Faccio parte di questo gruppo da più di un anno ormai. Il percorso che ho intrapreso dentro di me per arrivare ad affermare con soddisfazione che sono un membro del gruppo della trasgressione è stato difficoltoso, un continuo mutare di emozioni e pensieri. Da sei mesi soltanto sento reale la convinzione e solida la motivazione a investire seriamente in quello che stiamo facendo. Il fatto che prima, in un certo senso, opponessi qualche resistenza era dato da antichi pregiudizi e timori: oltre a considerare la prigione un vicolo cieco, temevo la staticità dell'ambiente carcerario e l'opinione di quelle persone che, libere o detenute, non fossero visibilmente propense a guardare dentro se stesse.

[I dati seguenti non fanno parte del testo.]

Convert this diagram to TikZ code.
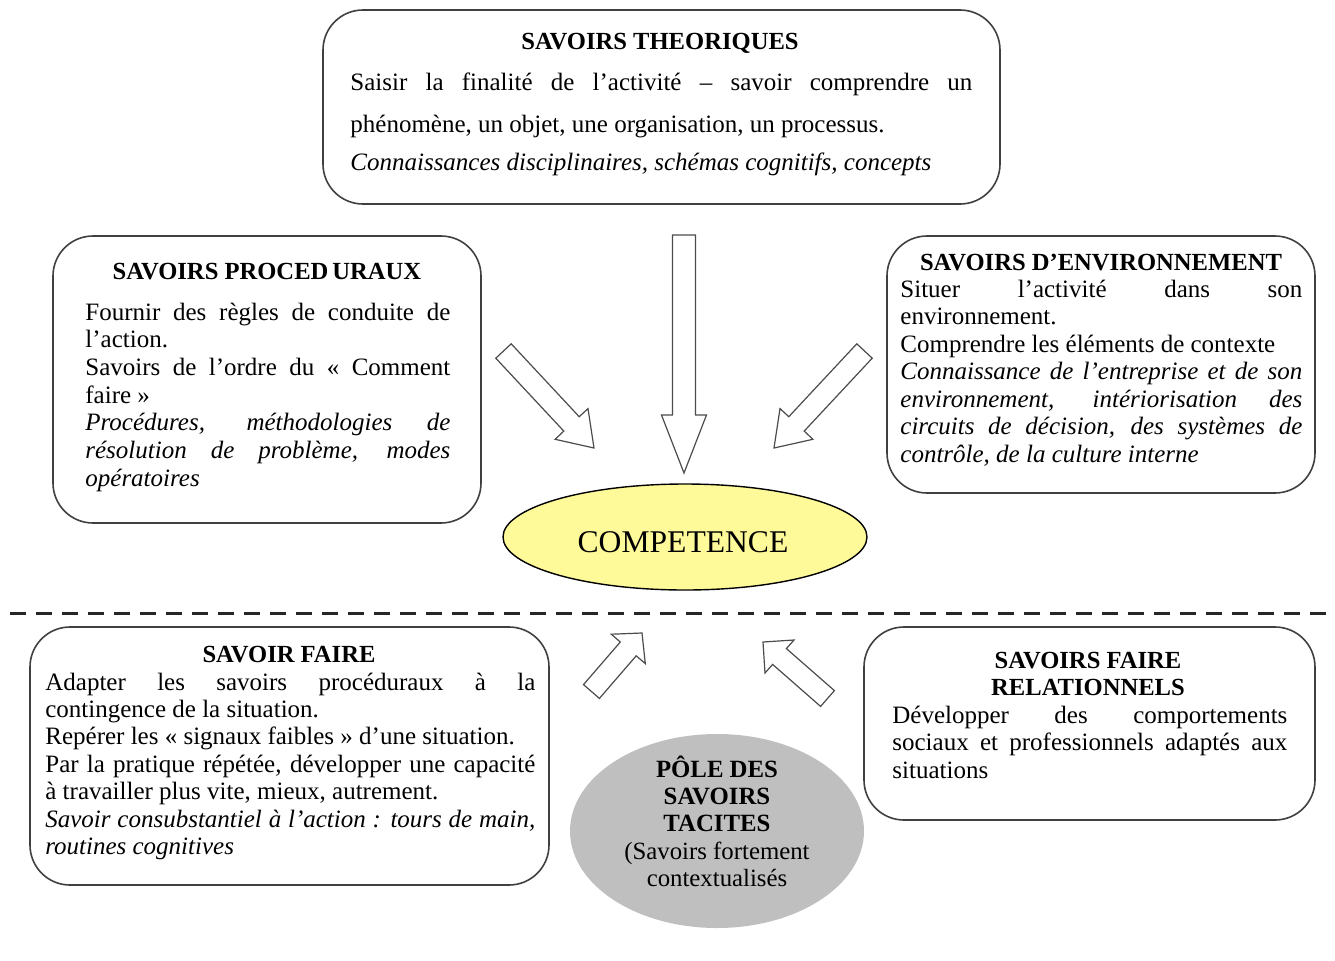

Col tempo ho fatto delle scelte e ho capito che è proprio attraverso il lavoro col gruppo che possiamo provare a trasformare, costruire e ristrutturare la realtà che viviamo. Trasformare in risorsa uno spazio che in sostanza si limita a privare le persone della libertà. Costruire ponti con l'esterno; sensibilizzare al problema parti della società che ignorano o temono ciò che sta dentro e intorno al carcere; inventare modi per divertirci e creare insieme nuovi canali d'espressione. Ristrutturare e rinforzare qualcosa che già esiste ma che vive in stato di precarietà: la speranza del cambiamento e la comunicazione fra dentro e fuori le mura.